From talking to the inhabitants, using dialogue trees populated by statements of varying irreverence, I learned that the mountain keep I was hoping to explore was way dangerous! So dangerous, in fact, that the gate leading to the mountain was locked. Keys are only issued to adventurers who prove their skills with a weapon, which I did by beating up a straw dummy (covered in retractable spikes) outside the weapons shop. The town and its occupants all have a not-too-serious character that makes wandering around more interesting. Items all have interesting descriptions too: the "Old Mace," for example, "has been used many times on many unfriendly people."

Once inside the keep, I walked around the lowest level looking for valuable ore. The keep is rife with orcs, so I got to try out my new combat skills. Aiming with the face buttons or touch screen, you attack the 2D sprite enemies with either shoulder button, or by touching the "attack" icon. Because I was an assassin, I had a bow and arrow, allowing me to run like a sensible coward and attack from a distance. Eventually, I came across a dwarf who gave me an additional quest beyond my hunt for ore: he wanted a hammer. I went off in search of one, and was attacked a few rooms away by a bunch of less friendly dwarves who hadn't lost their weapons. I tried over and over again, and died every time, letting a chilling in-game scream as I was hit by an axe or hammer. Sometimes, when I restarted, an orc would be in the room as well, also taking part in my murder.

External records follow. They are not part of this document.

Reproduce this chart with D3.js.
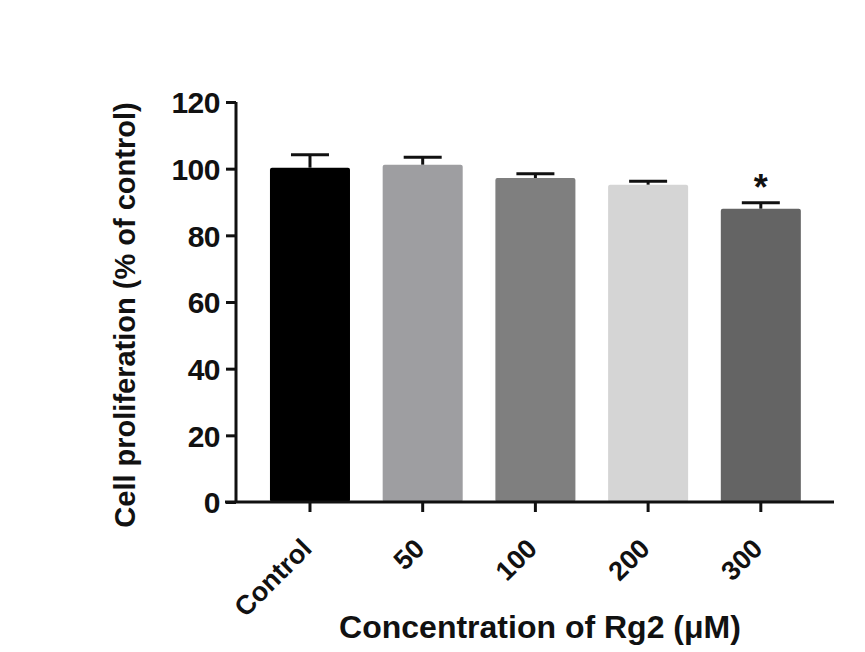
<!DOCTYPE html>
<html>
<head>
<meta charset="utf-8">
<script src="https://cdn.jsdelivr.net/npm/d3@7"></script>
<style>
  body { margin: 0; background: #fff; }
  text { font-family: "Liberation Sans", Arial, Helvetica, sans-serif; font-weight: bold; fill: #111; }
</style>
</head>
<body>
<div id="chart"></div>
<script>
// Data
const groups = ['Control', '50', '100', '200', '300'];
const means = [100.3, 101.2, 97.2, 95.2, 88.0];
const errors = [3.9, 2.2, 1.3, 1.0, 1.8];
const colors = ['#000000', '#9e9ea1', '#7f7f7f', '#d5d5d5', '#646464'];
const stars = ['', '', '', '', '*'];
const yTicks = [0, 20, 40, 60, 80, 100, 120];

const width = 865, height = 652;
const svg = d3.select('#chart').append('svg')
    .attr('width', width)
    .attr('height', height);

// Plot area
const plotLeft = 236, plotRight = 834, plotTop = 102, plotBottom = 502;

const y = d3.scaleLinear().domain([0, 120]).range([plotBottom, plotTop]);
const x = d3.scaleBand()
    .domain(groups)
    .range([258.7, 812.1])
    .paddingInner(0.29)
    .paddingOuter(0.1);

// Bars
svg.selectAll('rect.bar')
    .data(groups)
    .enter()
    .append('rect')
    .attr('class', 'bar')
    .attr('x', d => x(d))
    .attr('width', x.bandwidth())
    .attr('y', (d, i) => y(means[i]))
    .attr('height', (d, i) => y(0) - y(means[i]))
    .attr('rx', 2)
    .attr('fill', (d, i) => colors[i]);

// Error bars (upper only)
const capHalf = 19;
const err = svg.append('g').attr('stroke', '#111').attr('stroke-width', 3);
groups.forEach((g, i) => {
    const cx = x(g) + x.bandwidth() / 2;
    err.append('line')
        .attr('x1', cx).attr('x2', cx)
        .attr('y1', y(means[i])).attr('y2', y(means[i] + errors[i]));
    err.append('line')
        .attr('x1', cx - capHalf).attr('x2', cx + capHalf)
        .attr('y1', y(means[i] + errors[i])).attr('y2', y(means[i] + errors[i]));
});

// Significance marks
svg.selectAll('text.star')
    .data(groups)
    .enter()
    .append('text')
    .attr('class', 'star')
    .attr('x', d => x(d) + x.bandwidth() / 2)
    .attr('y', (d, i) => y(means[i] + errors[i]) - 3)
    .attr('text-anchor', 'middle')
    .style('font-size', '36px')
    .text((d, i) => stars[i]);

// Y axis
const yAxis = svg.append('g')
    .attr('transform', `translate(${plotLeft},0)`)
    .call(d3.axisLeft(y).tickValues(yTicks).tickSize(10).tickPadding(6));
yAxis.select('.domain').attr('stroke', '#111').attr('stroke-width', 3)
    .attr('d', `M0,${plotTop}V${plotBottom}`);
yAxis.selectAll('.tick line').attr('stroke', '#111').attr('stroke-width', 3);
yAxis.selectAll('.tick text')
    .style('font-size', '30px')
    .style('letter-spacing', '-0.5px')
    .attr('dy', '0.36em');

// X axis
const xAxis = svg.append('g')
    .attr('transform', `translate(0,${plotBottom})`)
    .call(d3.axisBottom(x).tickSize(10).tickPadding(6));
xAxis.select('.domain').attr('stroke', '#111').attr('stroke-width', 3)
    .attr('d', `M${plotLeft - 11},0H${plotRight}`);
xAxis.selectAll('.tick line').attr('stroke', '#111').attr('stroke-width', 3);
xAxis.selectAll('.tick text')
    .style('font-size', '27px')
    .attr('text-anchor', 'end')
    .attr('dy', '0')
    .attr('transform', 'translate(-8,37) rotate(-45)');

// Axis titles
svg.append('text')
    .attr('transform', `translate(135,315) rotate(-90)`)
    .attr('text-anchor', 'middle')
    .style('font-size', '29px')
    .text('Cell proliferation (% of control)');

svg.append('text')
    .attr('x', 540)
    .attr('y', 638)
    .attr('text-anchor', 'middle')
    .style('font-size', '32px')
    .text('Concentration of Rg2 (μM)');
</script>
</body>
</html>
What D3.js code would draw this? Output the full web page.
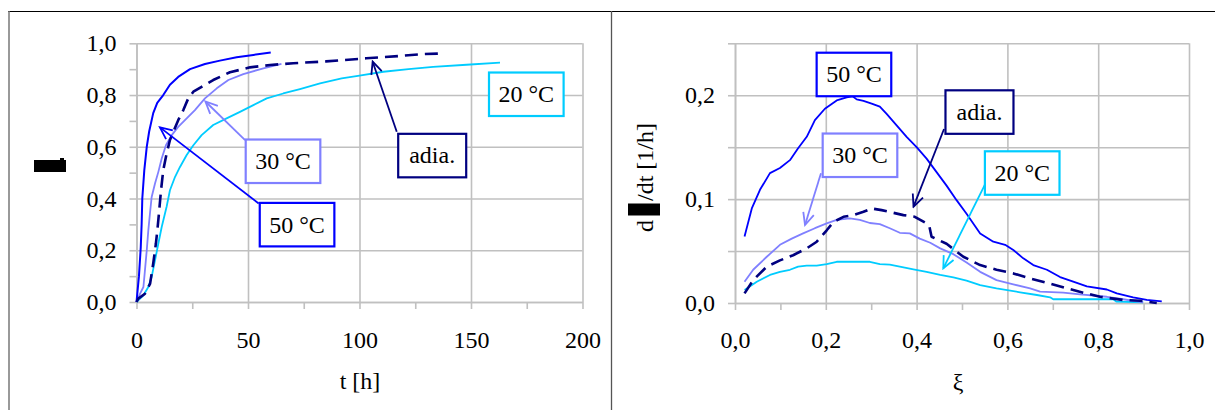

Though my time in Firetop Mountain was brief, a complex game was already emerging. My character had a skill tree with upgradeable stats, attacks, spells, and even weapon enchantments. The in-game map allows the player to draw notes with the stylus. And even treasure chests offer challenge, with one chest locked with a puzzle that kills you within seconds if not solved. But all that is a side offering for the real game, which is walking around in caves and jamming on the shoulder buttons to damage orcs and dwarves in tiny increments. Which, at least for me, seemed like it could be monotonous. And insurmountably difficult.

Fighting Fantasy: The Warlock of Firetop Mountain will be out on November 24.